I'm reading a proof of a limit calculation. The limit is:
$$\lim\limits_{x\to 0}\left(\frac{a^x+b^x}{2}\right)^\frac{1}{x}$$
where $a,b>0$.
The aother claims that:
$$\lim\limits_{x\to 0}\left(\frac{a^x+b^x}{2}\right)^\frac{1}{x} =
\exp\left( \lim\limits_{x\to 0}\frac{\frac{a^x+b^x}{2} - 1}{x} \right)$$
How come?
Update:
Of course,
$$\lim\limits_{x\to 0}\left(\frac{a^x+b^x}{2}\right)^\frac{1}{x} =
\exp\left(\lim\limits_{x\to 0} \frac{\ln\left( \frac{a^x+b^x}{2} \right)}{x} \right)$$
But how to proceed to reach the auther's expression?
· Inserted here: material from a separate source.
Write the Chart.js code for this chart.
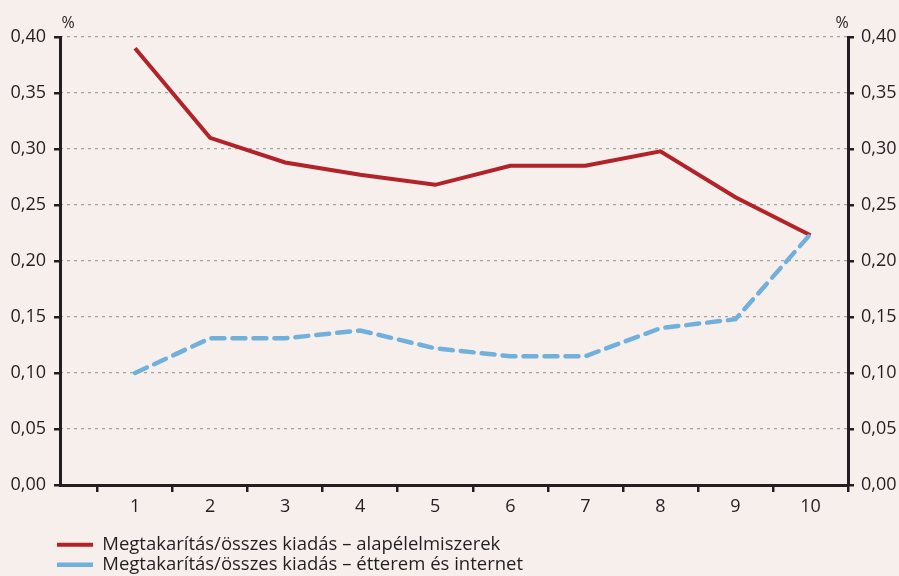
<!DOCTYPE html>
<html>
<head>
<meta charset="utf-8">
<script src="https://cdn.jsdelivr.net/npm/chart.js@4/dist/chart.umd.min.js"></script>
<style>
  html, body { margin: 0; padding: 0; background: #f6efec; }
  #wrap { width: 899px; height: 576px; }
</style>
</head>
<body>
<div id="wrap"><canvas id="c" width="899" height="576"></canvas></div>
<script>
// ---- data ----
const categories = [1, 2, 3, 4, 5, 6, 7, 8, 9, 10];
const seriesNames = [
  'Megtakarítás/összes kiadás – alapélelmiszerek',
  'Megtakarítás/összes kiadás – étterem és internet'
];
const basicFood = [0.390, 0.310, 0.288, 0.277, 0.268, 0.285, 0.285, 0.298, 0.257, 0.223];
const restaurantInternet = [0.100, 0.131, 0.131, 0.138, 0.122, 0.115, 0.115, 0.140, 0.148, 0.224];
const yTickValues = [0, 0.05, 0.10, 0.15, 0.20, 0.25, 0.30, 0.35, 0.40];
const xBoundaryTicks = [0.5, 1.5, 2.5, 3.5, 4.5, 5.5, 6.5, 7.5, 8.5, 9.5, 10.5];
const unitLabel = '%';

const BG = '#f6efec';
const INK = '#231f20';
const FONT = '"Open Sans", Lato, sans-serif';

const toPoints = arr => categories.map((c, i) => ({ x: c, y: arr[i] }));
const fmt = v => Number(v).toFixed(2).replace('.', ',');

const bgPlugin = {
  id: 'bg',
  beforeDraw(chart) {
    const ctx = chart.ctx;
    ctx.save();
    ctx.fillStyle = BG;
    ctx.fillRect(0, 0, chart.width, chart.height);
    ctx.restore();
  }
};

const unitPlugin = {
  id: 'unit',
  afterDraw(chart) {
    const a = chart.chartArea, ctx = chart.ctx;
    ctx.save();
    ctx.fillStyle = INK;
    ctx.font = '16px ' + FONT;
    ctx.textAlign = 'center';
    ctx.textBaseline = 'middle';
    ctx.fillText(unitLabel, a.left + 8, a.top - 14);
    ctx.fillText(unitLabel, a.right - 6, a.top - 14);
    ctx.restore();
  }
};

const LEGEND_W = 560;
const legendPlugin = {
  id: 'legendTweak',
  beforeLayout(chart) {
    const lg = chart.legend;
    if (lg && !lg._patched) {
      const u = lg.update.bind(lg);
      lg.update = (w, h, m) => u(Math.min(w, LEGEND_W), h, m);
      lg._patched = true;
    }
  },
  afterLayout(chart) {
    const lg = chart.legend;
    if (lg) {
      lg.left = 55.5;
      lg.right = 55.5 + LEGEND_W;
      lg.width = LEGEND_W;
      lg.top += 8;
      lg.bottom += 8;
    }
  }
};

new Chart(document.getElementById('c'), {
  type: 'line',
  data: {
    datasets: [
      {
        label: seriesNames[0],
        data: toPoints(basicFood),
        borderColor: '#b22229',
        backgroundColor: '#b22229',
        borderWidth: 4,
        pointRadius: 0,
        tension: 0,
        order: 1,
        xAxisID: 'x', yAxisID: 'y'
      },
      {
        label: seriesNames[1],
        data: toPoints(restaurantInternet),
        borderColor: '#72b0dc',
        backgroundColor: '#72b0dc',
        borderWidth: 4.5,
        borderDash: [13, 8],
        borderCapStyle: 'round',
        pointRadius: 0,
        tension: 0,
        order: 0,
        xAxisID: 'x', yAxisID: 'y'
      }
    ]
  },
  options: {
    responsive: false,
    animation: false,
    devicePixelRatio: 1,
    layout: { padding: { top: 37, left: 10, right: 2, bottom: 0 } },
    plugins: {
      tooltip: { enabled: false },
      legend: {
        position: 'bottom',
        align: 'start',
        labels: {
          usePointStyle: true,
          pointStyle: 'line',
          pointStyleWidth: 36,
          padding: 1.5,
          color: INK,
          font: { family: FONT, size: 18.5 },
          sort: (a, b) => a.datasetIndex - b.datasetIndex
        }
      }
    },
    scales: {
      x: {
        type: 'linear',
        position: 'bottom',
        weight: 0,
        min: 0, max: 10.5,
        afterBuildTicks: s => { s.ticks = xBoundaryTicks.map(v => ({ value: v })); },
        afterFit: s => { s.height = 7; },
        ticks: { display: false },
        grid: { display: true, drawOnChartArea: false, drawTicks: true, tickLength: 7, tickColor: INK, tickWidth: 2.5, lineWidth: 2.5 },
        border: { display: true, color: INK, width: 3 }
      },
      xl: {
        type: 'linear',
        position: 'bottom',
        weight: 1,
        min: 0, max: 10.5,
        afterBuildTicks: s => { s.ticks = categories.map(v => ({ value: v })); },
        afterFit: s => { s.height = 34; },
        ticks: { color: INK, font: { family: FONT, size: 18 }, padding: -4, maxRotation: 0, autoSkip: false, callback: v => String(v) },
        grid: { display: false },
        border: { display: false }
      },
      y: {
        position: 'left',
        min: 0, max: 0.4,
        afterBuildTicks: s => { s.ticks = yTickValues.map(v => ({ value: v })); },
        afterFit: s => { s.width = 50; },
        ticks: { color: INK, font: { family: FONT, size: 18 }, padding: 8, callback: v => fmt(v) },
        grid: { drawOnChartArea: false, tickLength: 6, tickColor: INK, tickWidth: 2.5, lineWidth: 2.5 },
        border: { display: true, color: INK, width: 3 }
      },
      y2: {
        position: 'right',
        min: 0, max: 0.4,
        afterBuildTicks: s => { s.ticks = yTickValues.map(v => ({ value: v })); },
        afterFit: s => { s.width = 49; },
        ticks: { color: INK, font: { family: FONT, size: 18 }, padding: 7, callback: v => fmt(v) },
        grid: { drawOnChartArea: false, tickLength: 6, tickColor: INK, tickWidth: 2.5, lineWidth: 2.5 },
        border: { display: true, color: INK, width: 3 }
      },
      yg: {
        position: 'left',
        min: 0, max: 0.4,
        weight: -1,
        afterBuildTicks: s => { s.ticks = yTickValues.map(v => ({ value: v })); },
        afterFit: s => { s.width = 0; },
        ticks: { display: false },
        grid: { drawOnChartArea: true, drawTicks: false, color: '#a3a3a3', lineWidth: 1.2 },
        border: { display: false, dash: [3, 4] }
      }
    }
  },
  plugins: [bgPlugin, unitPlugin, legendPlugin]
});
</script>
</body>
</html>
If we try with $$ \lim_{x\to 0} \frac{\log(a^x+b^x)-\log 2}{x} $$ and apply l'Hôpital's theorem, we get $$ \lim_{x\to 0}\frac{a^x\log a+b^x\log b}{a^x+b^x}=\frac{\log a+\log b}{2}= \log\sqrt{ab}. $$ It's just the derivative of $x\mapsto (a^x+b^x)/2$ at $0$, of course.
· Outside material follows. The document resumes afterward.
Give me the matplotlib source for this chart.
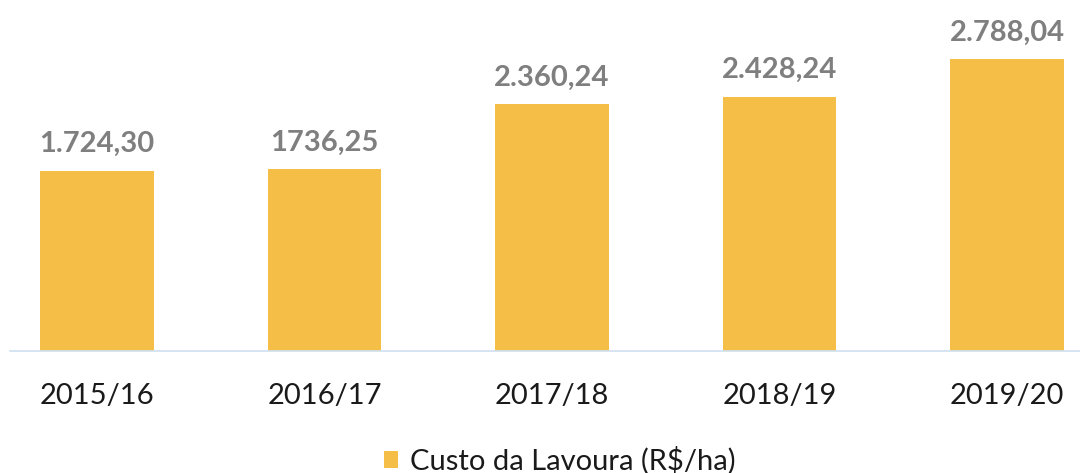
import matplotlib
matplotlib.use("Agg")
import matplotlib.pyplot as plt
from matplotlib.patches import Patch

categories = ["2015/16", "2016/17", "2017/18", "2018/19", "2019/20"]
values = [1724.30, 1736.25, 2360.24, 2428.24, 2788.04]
value_labels = ["1.724,30", "1736,25", "2.360,24", "2.428,24", "2.788,04"]
series_name = "Custo da Lavoura (R$/ha)"

plt.rcParams['font.family'] = ['Lato', 'DejaVu Sans']

W, H, DPI = 1080, 473, 100
fig = plt.figure(figsize=(W / DPI, H / DPI), dpi=DPI)
fig.patch.set_facecolor("white")

base_px = 351
ax = fig.add_axes([10 / W, (H - base_px) / H, 1 - 10 / W, base_px / H])
bar_color = "#F5BF47"
x = list(range(len(categories)))
bars = ax.bar(x, values, width=0.50, color=bar_color, zorder=2)

ax.set_xlim((10 - 97) / 227.5, (1080 - 97) / 227.5)
ax.set_ylim(0, 3357)

for xi, v, lab in zip(x, values, value_labels):
    ax.annotate(lab, (xi, v), xytext=(0, 13.5), textcoords="offset points",
                ha="center", va="baseline", fontsize=21, fontweight="bold",
                color="#7F7F7F")

ax.set_xticks(x)
ax.set_xticklabels(categories, fontsize=21, color="#1A1A1A")
ax.tick_params(axis="x", length=0, pad=23)
ax.set_yticks([])
for s in ["top", "right", "left"]:
    ax.spines[s].set_visible(False)
ax.spines["bottom"].set_color("#CFE0F1")
ax.spines["bottom"].set_linewidth(1.2)

handle = Patch(facecolor=bar_color, edgecolor="none")
fig.legend([handle], [series_name], loc="lower center",
           bbox_to_anchor=(0.518, -0.06), frameon=False, fontsize=21,
           handlelength=0.5, handleheight=0.5, handletextpad=0.4,
           labelcolor="#1A1A1A")

fig.savefig("out.png", dpi=DPI, facecolor="white")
However, $$ \lim_{x\to0}\frac{\log(1+x)}{x}=1 $$ so that $$ \lim_{x\to 0} \frac{\log\dfrac{a^x+b^x}{2}}{x}= \lim_{x\to 0} \frac{\log\dfrac{a^x+b^x}{2}}{\dfrac{a^x+b^x}{2}-1} \frac{\dfrac{a^x+b^x}{2}-1}{x} $$ and the limit of the first factor is $1$. I don't think it's a real simplification.
It may be worth noting that the function $$ \mu_{a,b}(x)=\begin{cases} \left(\dfrac{a^x+b^x}{2}\right)^{1/x} & \text{if $x\ne0$}\\[2ex] \sqrt{ab} & \text{if $x=0$} \end{cases} $$ for $a,b>0$ is quite interesting, because it's increasing, $\mu_{a,b}(-1)$ is the harmonic mean, $\mu_{a,b}(0)$ is the geometric mean, $\mu_{a,b}(1)$ is the arithmetic mean and $$ \lim_{x\to-\infty}\mu_{a,b}(x)=\min(a,b),\qquad \lim_{x\to\infty}\mu_{a,b}(x)=\max(a,b). $$